## Requirements
What are the lines from the one with "Rebuild this diagram" through the one with "(ed.north |- hb);", inclusive? Output them exactly, and leave out the pictures.

## Excerpted data

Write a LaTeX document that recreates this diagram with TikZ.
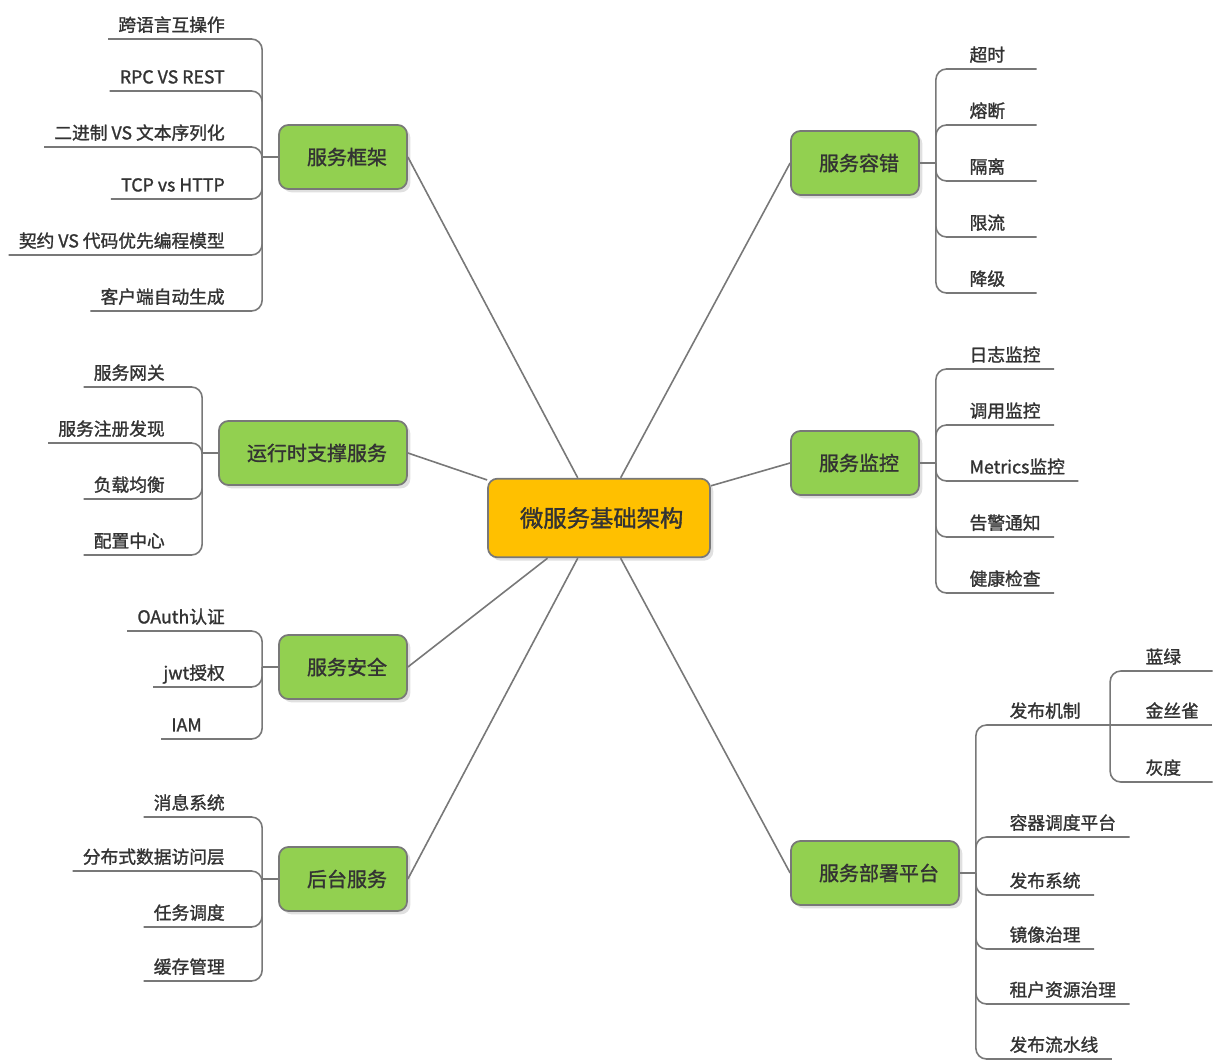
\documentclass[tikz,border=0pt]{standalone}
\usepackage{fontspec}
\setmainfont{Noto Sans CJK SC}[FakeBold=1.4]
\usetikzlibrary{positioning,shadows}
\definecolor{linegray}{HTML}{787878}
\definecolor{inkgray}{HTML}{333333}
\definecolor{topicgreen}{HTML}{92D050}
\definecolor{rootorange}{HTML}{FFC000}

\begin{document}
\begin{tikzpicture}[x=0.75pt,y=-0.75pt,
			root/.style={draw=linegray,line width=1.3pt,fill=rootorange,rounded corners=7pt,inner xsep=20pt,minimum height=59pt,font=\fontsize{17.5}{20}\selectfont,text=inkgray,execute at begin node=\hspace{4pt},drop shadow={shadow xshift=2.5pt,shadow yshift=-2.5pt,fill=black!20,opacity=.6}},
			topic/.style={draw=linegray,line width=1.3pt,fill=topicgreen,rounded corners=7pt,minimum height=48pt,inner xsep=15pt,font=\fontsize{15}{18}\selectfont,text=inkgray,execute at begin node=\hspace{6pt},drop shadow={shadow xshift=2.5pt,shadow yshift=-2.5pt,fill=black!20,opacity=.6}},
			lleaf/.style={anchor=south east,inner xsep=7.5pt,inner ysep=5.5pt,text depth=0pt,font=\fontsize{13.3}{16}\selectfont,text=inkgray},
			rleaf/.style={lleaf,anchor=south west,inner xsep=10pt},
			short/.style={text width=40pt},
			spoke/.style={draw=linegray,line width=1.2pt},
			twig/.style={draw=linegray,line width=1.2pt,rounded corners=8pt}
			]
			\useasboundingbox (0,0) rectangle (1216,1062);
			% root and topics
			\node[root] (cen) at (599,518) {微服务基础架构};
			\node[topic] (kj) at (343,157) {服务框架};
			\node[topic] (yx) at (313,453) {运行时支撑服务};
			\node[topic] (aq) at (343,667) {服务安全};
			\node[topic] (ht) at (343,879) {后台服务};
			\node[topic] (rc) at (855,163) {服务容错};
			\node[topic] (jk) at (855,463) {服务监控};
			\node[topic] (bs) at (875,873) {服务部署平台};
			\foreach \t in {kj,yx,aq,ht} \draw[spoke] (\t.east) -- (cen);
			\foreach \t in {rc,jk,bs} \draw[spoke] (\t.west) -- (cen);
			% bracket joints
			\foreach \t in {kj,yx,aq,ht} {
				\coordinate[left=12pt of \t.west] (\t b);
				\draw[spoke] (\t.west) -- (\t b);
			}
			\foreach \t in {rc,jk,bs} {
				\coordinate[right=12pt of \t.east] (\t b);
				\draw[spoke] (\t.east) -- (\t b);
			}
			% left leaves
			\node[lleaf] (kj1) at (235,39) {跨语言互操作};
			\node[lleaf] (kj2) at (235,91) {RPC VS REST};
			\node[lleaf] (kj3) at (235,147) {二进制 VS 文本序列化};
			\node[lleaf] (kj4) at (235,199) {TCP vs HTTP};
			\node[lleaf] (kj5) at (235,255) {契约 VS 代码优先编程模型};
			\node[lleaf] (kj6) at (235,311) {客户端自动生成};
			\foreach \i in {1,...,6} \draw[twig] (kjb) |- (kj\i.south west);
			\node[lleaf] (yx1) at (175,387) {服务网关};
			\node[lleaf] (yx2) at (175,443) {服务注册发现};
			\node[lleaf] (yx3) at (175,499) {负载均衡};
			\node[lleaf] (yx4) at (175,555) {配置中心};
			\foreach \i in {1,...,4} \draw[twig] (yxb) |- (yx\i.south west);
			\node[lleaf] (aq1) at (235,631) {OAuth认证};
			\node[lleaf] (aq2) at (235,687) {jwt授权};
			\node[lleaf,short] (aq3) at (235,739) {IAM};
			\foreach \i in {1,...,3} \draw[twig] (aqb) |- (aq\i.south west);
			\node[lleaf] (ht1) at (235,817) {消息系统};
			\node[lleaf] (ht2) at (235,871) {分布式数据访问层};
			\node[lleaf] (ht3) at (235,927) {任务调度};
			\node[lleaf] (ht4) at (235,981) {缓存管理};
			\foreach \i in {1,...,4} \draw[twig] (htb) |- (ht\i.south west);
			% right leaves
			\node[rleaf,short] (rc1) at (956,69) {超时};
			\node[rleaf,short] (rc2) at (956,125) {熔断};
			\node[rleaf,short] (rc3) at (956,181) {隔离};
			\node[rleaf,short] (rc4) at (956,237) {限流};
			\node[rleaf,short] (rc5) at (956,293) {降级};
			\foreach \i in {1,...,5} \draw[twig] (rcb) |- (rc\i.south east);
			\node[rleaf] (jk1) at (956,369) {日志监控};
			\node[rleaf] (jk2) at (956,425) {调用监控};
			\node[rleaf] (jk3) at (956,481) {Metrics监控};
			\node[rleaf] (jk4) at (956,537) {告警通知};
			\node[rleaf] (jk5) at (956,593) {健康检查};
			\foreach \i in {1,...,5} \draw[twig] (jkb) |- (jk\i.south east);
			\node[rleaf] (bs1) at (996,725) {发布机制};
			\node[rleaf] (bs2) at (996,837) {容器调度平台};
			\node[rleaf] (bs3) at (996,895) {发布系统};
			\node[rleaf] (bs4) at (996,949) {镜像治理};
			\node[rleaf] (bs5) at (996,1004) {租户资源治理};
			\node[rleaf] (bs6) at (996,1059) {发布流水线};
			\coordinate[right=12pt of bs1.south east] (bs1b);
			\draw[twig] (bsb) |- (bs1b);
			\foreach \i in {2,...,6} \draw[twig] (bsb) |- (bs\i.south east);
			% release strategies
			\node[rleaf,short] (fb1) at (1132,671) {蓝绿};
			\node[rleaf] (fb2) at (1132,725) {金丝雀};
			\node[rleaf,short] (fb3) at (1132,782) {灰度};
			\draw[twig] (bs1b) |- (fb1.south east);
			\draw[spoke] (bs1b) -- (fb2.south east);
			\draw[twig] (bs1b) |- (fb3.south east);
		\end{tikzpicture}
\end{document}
...
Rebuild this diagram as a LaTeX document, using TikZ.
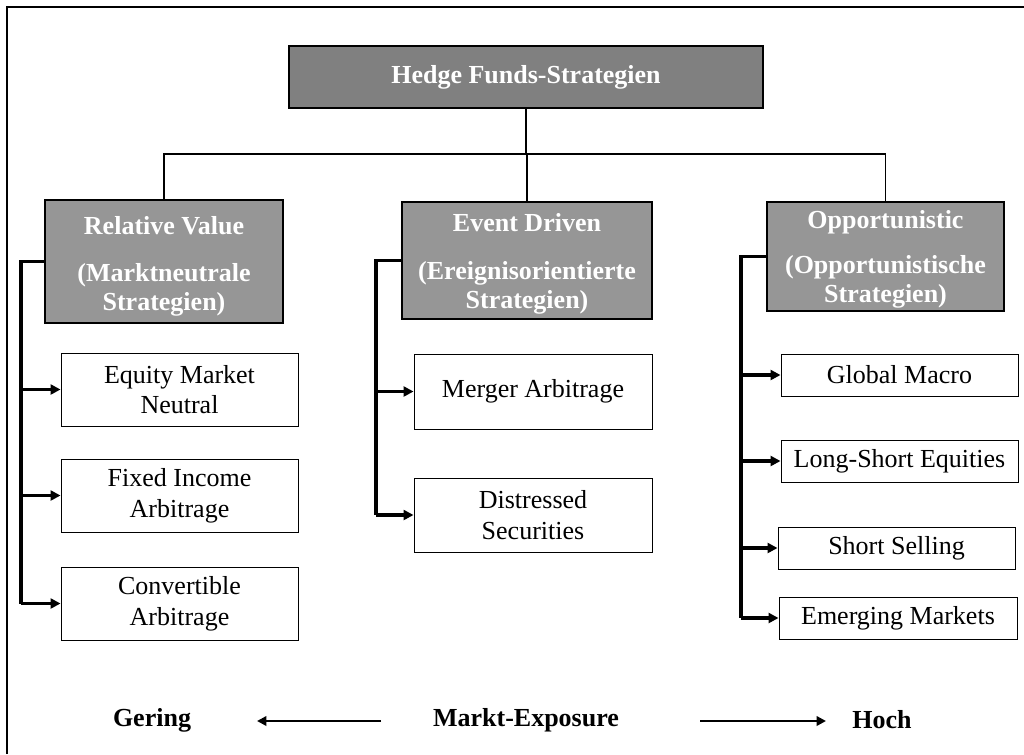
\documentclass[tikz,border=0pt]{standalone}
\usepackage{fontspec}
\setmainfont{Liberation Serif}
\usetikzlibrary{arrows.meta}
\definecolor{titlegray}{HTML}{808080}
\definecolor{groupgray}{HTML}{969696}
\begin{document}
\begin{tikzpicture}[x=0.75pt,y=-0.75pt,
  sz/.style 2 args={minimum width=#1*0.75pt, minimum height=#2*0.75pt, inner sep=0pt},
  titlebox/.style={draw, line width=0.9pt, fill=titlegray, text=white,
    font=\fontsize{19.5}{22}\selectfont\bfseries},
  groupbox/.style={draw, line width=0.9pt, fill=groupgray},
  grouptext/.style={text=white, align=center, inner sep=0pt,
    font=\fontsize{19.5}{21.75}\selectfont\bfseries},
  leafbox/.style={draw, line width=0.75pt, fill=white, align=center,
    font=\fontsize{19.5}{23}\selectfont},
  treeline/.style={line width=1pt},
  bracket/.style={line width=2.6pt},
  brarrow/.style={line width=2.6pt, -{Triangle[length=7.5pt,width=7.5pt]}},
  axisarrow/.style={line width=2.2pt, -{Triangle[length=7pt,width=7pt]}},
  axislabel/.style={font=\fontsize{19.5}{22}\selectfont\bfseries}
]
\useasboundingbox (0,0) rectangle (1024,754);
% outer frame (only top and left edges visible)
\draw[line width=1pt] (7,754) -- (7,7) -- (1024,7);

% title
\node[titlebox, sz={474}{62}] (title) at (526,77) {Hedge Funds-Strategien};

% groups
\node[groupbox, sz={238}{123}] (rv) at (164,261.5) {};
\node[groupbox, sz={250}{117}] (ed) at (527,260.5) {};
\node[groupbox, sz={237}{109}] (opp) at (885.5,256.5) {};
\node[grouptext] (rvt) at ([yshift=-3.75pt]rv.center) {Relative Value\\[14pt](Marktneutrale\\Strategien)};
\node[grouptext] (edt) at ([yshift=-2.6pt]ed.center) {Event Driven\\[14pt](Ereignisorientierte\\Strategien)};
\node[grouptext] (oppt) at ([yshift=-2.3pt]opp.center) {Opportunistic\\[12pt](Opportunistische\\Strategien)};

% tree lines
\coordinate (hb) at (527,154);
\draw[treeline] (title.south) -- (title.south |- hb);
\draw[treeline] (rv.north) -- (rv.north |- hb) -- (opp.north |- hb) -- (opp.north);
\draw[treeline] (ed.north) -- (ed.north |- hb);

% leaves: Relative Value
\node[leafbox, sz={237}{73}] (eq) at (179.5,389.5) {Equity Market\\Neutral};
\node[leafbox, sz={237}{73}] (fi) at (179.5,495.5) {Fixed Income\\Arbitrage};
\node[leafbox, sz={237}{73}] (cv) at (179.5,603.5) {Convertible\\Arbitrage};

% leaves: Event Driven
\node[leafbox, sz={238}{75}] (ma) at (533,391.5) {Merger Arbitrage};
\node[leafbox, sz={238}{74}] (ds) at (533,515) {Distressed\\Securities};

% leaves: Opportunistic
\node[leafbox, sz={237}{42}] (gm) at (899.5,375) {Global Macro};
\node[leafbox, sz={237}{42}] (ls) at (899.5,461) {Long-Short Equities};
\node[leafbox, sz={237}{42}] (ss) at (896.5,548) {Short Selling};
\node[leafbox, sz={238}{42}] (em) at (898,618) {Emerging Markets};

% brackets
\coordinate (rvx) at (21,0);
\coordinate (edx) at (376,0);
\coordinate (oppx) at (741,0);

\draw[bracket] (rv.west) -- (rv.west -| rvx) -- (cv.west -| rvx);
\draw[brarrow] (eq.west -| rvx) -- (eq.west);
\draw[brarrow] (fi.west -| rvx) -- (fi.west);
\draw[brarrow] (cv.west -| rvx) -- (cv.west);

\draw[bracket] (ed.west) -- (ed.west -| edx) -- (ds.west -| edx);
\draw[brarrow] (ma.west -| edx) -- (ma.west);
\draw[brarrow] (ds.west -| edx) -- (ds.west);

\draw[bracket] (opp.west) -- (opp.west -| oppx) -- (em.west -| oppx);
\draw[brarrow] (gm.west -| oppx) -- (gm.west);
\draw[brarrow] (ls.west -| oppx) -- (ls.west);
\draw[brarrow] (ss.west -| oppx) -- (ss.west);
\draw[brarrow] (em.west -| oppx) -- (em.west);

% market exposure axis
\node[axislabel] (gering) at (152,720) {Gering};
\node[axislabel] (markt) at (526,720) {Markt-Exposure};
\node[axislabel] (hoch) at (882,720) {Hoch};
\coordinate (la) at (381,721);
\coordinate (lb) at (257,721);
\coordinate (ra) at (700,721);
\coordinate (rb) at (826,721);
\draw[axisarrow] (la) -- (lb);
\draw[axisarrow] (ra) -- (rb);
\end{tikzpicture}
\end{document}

## Solution for this problem
Rebuild this diagram as a LaTeX document, using TikZ.
\documentclass[tikz,border=0pt]{standalone}
\usepackage{fontspec}
\setmainfont{Liberation Serif}
\usetikzlibrary{arrows.meta}
\definecolor{titlegray}{HTML}{808080}
\definecolor{groupgray}{HTML}{969696}
\begin{document}
\begin{tikzpicture}[x=0.75pt,y=-0.75pt,
  sz/.style 2 args={minimum width=#1*0.75pt, minimum height=#2*0.75pt, inner sep=0pt},
  titlebox/.style={draw, line width=0.9pt, fill=titlegray, text=white,
    font=\fontsize{19.5}{22}\selectfont\bfseries},
  groupbox/.style={draw, line width=0.9pt, fill=groupgray},
  grouptext/.style={text=white, align=center, inner sep=0pt,
    font=\fontsize{19.5}{21.75}\selectfont\bfseries},
  leafbox/.style={draw, line width=0.75pt, fill=white, align=center,
    font=\fontsize{19.5}{23}\selectfont},
  treeline/.style={line width=1pt},
  bracket/.style={line width=2.6pt},
  brarrow/.style={line width=2.6pt, -{Triangle[length=7.5pt,width=7.5pt]}},
  axisarrow/.style={line width=2.2pt, -{Triangle[length=7pt,width=7pt]}},
  axislabel/.style={font=\fontsize{19.5}{22}\selectfont\bfseries}
]
\useasboundingbox (0,0) rectangle (1024,754);
% outer frame (only top and left edges visible)
\draw[line width=1pt] (7,754) -- (7,7) -- (1024,7);

% title
\node[titlebox, sz={474}{62}] (title) at (526,77) {Hedge Funds-Strategien};

% groups
\node[groupbox, sz={238}{123}] (rv) at (164,261.5) {};
\node[groupbox, sz={250}{117}] (ed) at (527,260.5) {};
\node[groupbox, sz={237}{109}] (opp) at (885.5,256.5) {};
\node[grouptext] (rvt) at ([yshift=-3.75pt]rv.center) {Relative Value\\[14pt](Marktneutrale\\Strategien)};
\node[grouptext] (edt) at ([yshift=-2.6pt]ed.center) {Event Driven\\[14pt](Ereignisorientierte\\Strategien)};
\node[grouptext] (oppt) at ([yshift=-2.3pt]opp.center) {Opportunistic\\[12pt](Opportunistische\\Strategien)};

% tree lines
\coordinate (hb) at (527,154);
\draw[treeline] (title.south) -- (title.south |- hb);
\draw[treeline] (rv.north) -- (rv.north |- hb) -- (opp.north |- hb) -- (opp.north);
\draw[treeline] (ed.north) -- (ed.north |- hb);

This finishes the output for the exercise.